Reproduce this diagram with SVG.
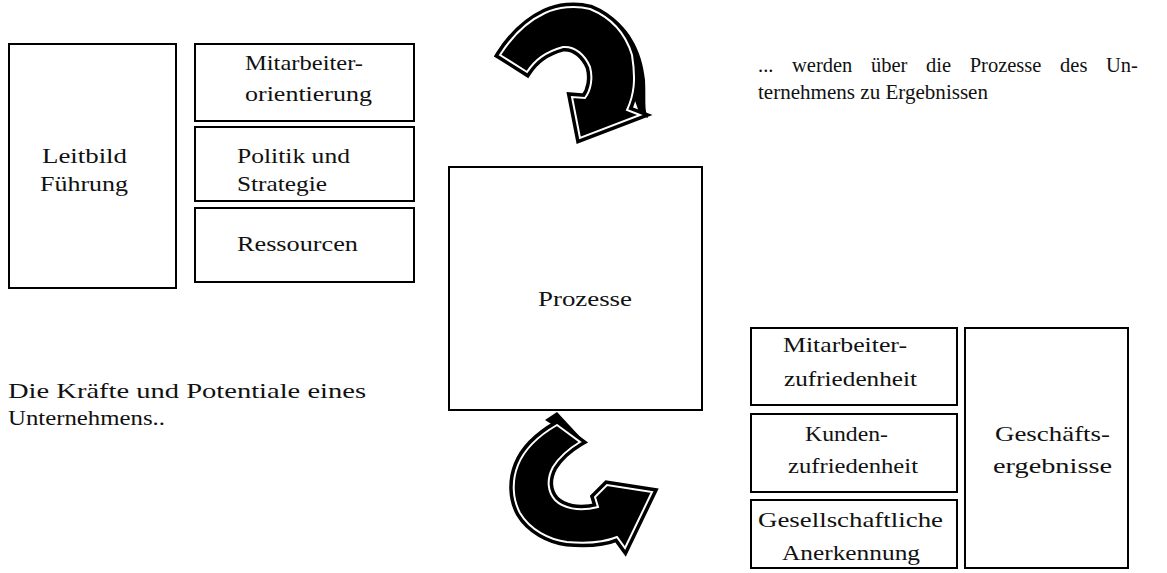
<svg xmlns="http://www.w3.org/2000/svg" width="1167" height="573" viewBox="0 0 1167 573">
  <style>
    .box { fill: #fff; stroke: #000; stroke-width: 2; }
    .lbl { font-family: "Liberation Serif", "DejaVu Serif", serif; font-size: 21px; fill: #111; }
    .note { font-family: "Liberation Serif", "DejaVu Serif", serif; font-size: 21px; fill: #111; }
    .note-s { font-family: "Liberation Serif", "DejaVu Serif", serif; font-size: 20.5px; fill: #111; }
    .arrow-rim { fill: #000; stroke: #000; stroke-width: 9; stroke-linejoin: miter; }
    .arrow-line { fill: #000; stroke: #fff; stroke-width: 2; stroke-linejoin: miter; }
  </style>
  <defs>
    <path id="arcTop" d="M500,55 L527,72 C535,60 545,52 563,47 C575,46 585,55 590,67 C593,78 591,90 585,98 L572,97 L580,138 L640,115 L627,110 C634,95 636,80 632,55 C626,35 612,18 590,9 C575,5 558,7 545,13 C528,21 512,36 500,55 Z"/>
    <path id="arcBottom" d="M557,425 L580,442 C570,448 560,456 553,467 C546,480 548,492 555,500 C563,508 578,512 598,507 L595,497 L607,485 L652,492 L625,548 L617,537 C605,542 590,544 567,542 C550,540 530,530 520,513 C512,498 512,480 518,465 C524,450 538,436 557,425 Z"/>
  </defs>

  <rect width="1167" height="573" fill="#fff"/>

  <!-- enablers -->
  <g id="leitbild">
    <rect class="box" x="9" y="44" width="167" height="244"/>
    <text class="lbl" x="42" y="163" textLength="85" lengthAdjust="spacingAndGlyphs">Leitbild</text>
    <text class="lbl" x="40" y="191" textLength="88" lengthAdjust="spacingAndGlyphs">Führung</text>
  </g>
  <g id="mitarbeiterorientierung">
    <rect class="box" x="195" y="44" width="219" height="77"/>
    <text class="lbl" x="245" y="70" textLength="118" lengthAdjust="spacingAndGlyphs">Mitarbeiter-</text>
    <text class="lbl" x="245" y="101" textLength="127" lengthAdjust="spacingAndGlyphs">orientierung</text>
  </g>
  <g id="politik">
    <rect class="box" x="195" y="127" width="219" height="74"/>
    <text class="lbl" x="237" y="163" textLength="113" lengthAdjust="spacingAndGlyphs">Politik und</text>
    <text class="lbl" x="237" y="191" textLength="90" lengthAdjust="spacingAndGlyphs">Strategie</text>
  </g>
  <g id="ressourcen">
    <rect class="box" x="195" y="208" width="219" height="74"/>
    <text class="lbl" x="237" y="251" textLength="121" lengthAdjust="spacingAndGlyphs">Ressourcen</text>
  </g>

  <!-- processes -->
  <g id="prozesse">
    <rect class="box" x="449" y="167" width="253" height="243" stroke-width="2.5"/>
    <text class="lbl" x="538" y="306" textLength="94" lengthAdjust="spacingAndGlyphs">Prozesse</text>
  </g>

  <!-- results -->
  <g id="mitarbeiterzufriedenheit">
    <rect class="box" x="751" y="328" width="206" height="77"/>
    <text class="lbl" x="783" y="352" textLength="124" lengthAdjust="spacingAndGlyphs">Mitarbeiter-</text>
    <text class="lbl" x="784" y="386" textLength="133" lengthAdjust="spacingAndGlyphs">zufriedenheit</text>
  </g>
  <g id="kundenzufriedenheit">
    <rect class="box" x="751" y="414" width="206" height="78"/>
    <text class="lbl" x="805" y="441" textLength="83" lengthAdjust="spacingAndGlyphs">Kunden-</text>
    <text class="lbl" x="788" y="473" textLength="130" lengthAdjust="spacingAndGlyphs">zufriedenheit</text>
  </g>
  <g id="anerkennung">
    <rect class="box" x="751" y="500" width="206" height="68"/>
    <text class="lbl" x="758" y="527" textLength="185" lengthAdjust="spacingAndGlyphs">Gesellschaftliche</text>
    <text class="lbl" x="782" y="560" textLength="138" lengthAdjust="spacingAndGlyphs">Anerkennung</text>
  </g>
  <g id="geschaeftsergebnisse">
    <rect class="box" x="965" y="328" width="163" height="240"/>
    <text class="lbl" x="995" y="441" textLength="115" lengthAdjust="spacingAndGlyphs">Geschäfts-</text>
    <text class="lbl" x="993" y="473" textLength="119" lengthAdjust="spacingAndGlyphs">ergebnisse</text>
  </g>

  <!-- captions -->
  <g id="caption-left">
    <text class="note" x="8" y="398" textLength="358" lengthAdjust="spacingAndGlyphs">Die Kräfte und Potentiale eines</text>
    <text class="note" x="8" y="425" textLength="157" lengthAdjust="spacingAndGlyphs">Unternehmens..</text>
  </g>
  <g id="caption-right">
    <text class="note-s" x="758" y="72" word-spacing="13.5">... werden über die Prozesse des Un-</text>
    <text class="note-s" x="758" y="99" textLength="230" lengthAdjust="spacingAndGlyphs">ternehmens zu Ergebnissen</text>
  </g>

  <!-- curved flow arrows -->
  <g id="connectors">
    <g id="arrow-in">
      <path d="M604,12 C628,25 642,50 645,80 C646,98 644,110 648,118 L640,115 Z" fill="#000"/>
      <use href="#arcTop" class="arrow-rim"/>
      <use href="#arcTop" class="arrow-line"/>
    </g>
    <g id="arrow-out">
      <path d="M545,420 L557,412 L583,440 L580,442 Z" fill="#000"/>
      <use href="#arcBottom" class="arrow-rim"/>
      <use href="#arcBottom" class="arrow-line"/>
    </g>
  </g>
</svg>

* THE REQUEST *
Set the listing down in full and exactly. Pictures within it should not appear in the copy.

* TASK OUTPUT *
Reproduce this diagram with SVG.
<svg xmlns="http://www.w3.org/2000/svg" width="1167" height="573" viewBox="0 0 1167 573">
  <style>
    .box { fill: #fff; stroke: #000; stroke-width: 2; }
    .lbl { font-family: "Liberation Serif", "DejaVu Serif", serif; font-size: 21px; fill: #111; }
    .note { font-family: "Liberation Serif", "DejaVu Serif", serif; font-size: 21px; fill: #111; }
    .note-s { font-family: "Liberation Serif", "DejaVu Serif", serif; font-size: 20.5px; fill: #111; }
    .arrow-rim { fill: #000; stroke: #000; stroke-width: 9; stroke-linejoin: miter; }
    .arrow-line { fill: #000; stroke: #fff; stroke-width: 2; stroke-linejoin: miter; }
  </style>
  <defs>
    <path id="arcTop" d="M500,55 L527,72 C535,60 545,52 563,47 C575,46 585,55 590,67 C593,78 591,90 585,98 L572,97 L580,138 L640,115 L627,110 C634,95 636,80 632,55 C626,35 612,18 590,9 C575,5 558,7 545,13 C528,21 512,36 500,55 Z"/>
    <path id="arcBottom" d="M557,425 L580,442 C570,448 560,456 553,467 C546,480 548,492 555,500 C563,508 578,512 598,507 L595,497 L607,485 L652,492 L625,548 L617,537 C605,542 590,544 567,542 C550,540 530,530 520,513 C512,498 512,480 518,465 C524,450 538,436 557,425 Z"/>
  </defs>

  <rect width="1167" height="573" fill="#fff"/>

  <!-- enablers -->
  <g id="leitbild">
    <rect class="box" x="9" y="44" width="167" height="244"/>
    <text class="lbl" x="42" y="163" textLength="85" lengthAdjust="spacingAndGlyphs">Leitbild</text>
    <text class="lbl" x="40" y="191" textLength="88" lengthAdjust="spacingAndGlyphs">Führung</text>
  </g>
  <g id="mitarbeiterorientierung">
    <rect class="box" x="195" y="44" width="219" height="77"/>
    <text class="lbl" x="245" y="70" textLength="118" lengthAdjust="spacingAndGlyphs">Mitarbeiter-</text>
    <text class="lbl" x="245" y="101" textLength="127" lengthAdjust="spacingAndGlyphs">orientierung</text>
  </g>
  <g id="politik">
    <rect class="box" x="195" y="127" width="219" height="74"/>
    <text class="lbl" x="237" y="163" textLength="113" lengthAdjust="spacingAndGlyphs">Politik und</text>
    <text class="lbl" x="237" y="191" textLength="90" lengthAdjust="spacingAndGlyphs">Strategie</text>
  </g>
  <g id="ressourcen">
    <rect class="box" x="195" y="208" width="219" height="74"/>
    <text class="lbl" x="237" y="251" textLength="121" lengthAdjust="spacingAndGlyphs">Ressourcen</text>
  </g>

  <!-- processes -->
  <g id="prozesse">
    <rect class="box" x="449" y="167" width="253" height="243" stroke-width="2.5"/>
    <text class="lbl" x="538" y="306" textLength="94" lengthAdjust="spacingAndGlyphs">Prozesse</text>
  </g>

  <!-- results -->
  <g id="mitarbeiterzufriedenheit">
    <rect class="box" x="751" y="328" width="206" height="77"/>
    <text class="lbl" x="783" y="352" textLength="124" lengthAdjust="spacingAndGlyphs">Mitarbeiter-</text>
    <text class="lbl" x="784" y="386" textLength="133" lengthAdjust="spacingAndGlyphs">zufriedenheit</text>
  </g>
  <g id="kundenzufriedenheit">
    <rect class="box" x="751" y="414" width="206" height="78"/>
    <text class="lbl" x="805" y="441" textLength="83" lengthAdjust="spacingAndGlyphs">Kunden-</text>
    <text class="lbl" x="788" y="473" textLength="130" lengthAdjust="spacingAndGlyphs">zufriedenheit</text>
  </g>
  <g id="anerkennung">
    <rect class="box" x="751" y="500" width="206" height="68"/>
    <text class="lbl" x="758" y="527" textLength="185" lengthAdjust="spacingAndGlyphs">Gesellschaftliche</text>
    <text class="lbl" x="782" y="560" textLength="138" lengthAdjust="spacingAndGlyphs">Anerkennung</text>
  </g>
  <g id="geschaeftsergebnisse">
    <rect class="box" x="965" y="328" width="163" height="240"/>
    <text class="lbl" x="995" y="441" textLength="115" lengthAdjust="spacingAndGlyphs">Geschäfts-</text>
    <text class="lbl" x="993" y="473" textLength="119" lengthAdjust="spacingAndGlyphs">ergebnisse</text>
  </g>

  <!-- captions -->
  <g id="caption-left">
    <text class="note" x="8" y="398" textLength="358" lengthAdjust="spacingAndGlyphs">Die Kräfte und Potentiale eines</text>
    <text class="note" x="8" y="425" textLength="157" lengthAdjust="spacingAndGlyphs">Unternehmens..</text>
  </g>
  <g id="caption-right">
    <text class="note-s" x="758" y="72" word-spacing="13.5">... werden über die Prozesse des Un-</text>
    <text class="note-s" x="758" y="99" textLength="230" lengthAdjust="spacingAndGlyphs">ternehmens zu Ergebnissen</text>
  </g>

  <!-- curved flow arrows -->
  <g id="connectors">
    <g id="arrow-in">
      <path d="M604,12 C628,25 642,50 645,80 C646,98 644,110 648,118 L640,115 Z" fill="#000"/>
      <use href="#arcTop" class="arrow-rim"/>
      <use href="#arcTop" class="arrow-line"/>
    </g>
    <g id="arrow-out">
      <path d="M545,420 L557,412 L583,440 L580,442 Z" fill="#000"/>
      <use href="#arcBottom" class="arrow-rim"/>
      <use href="#arcBottom" class="arrow-line"/>
    </g>
  </g>
</svg>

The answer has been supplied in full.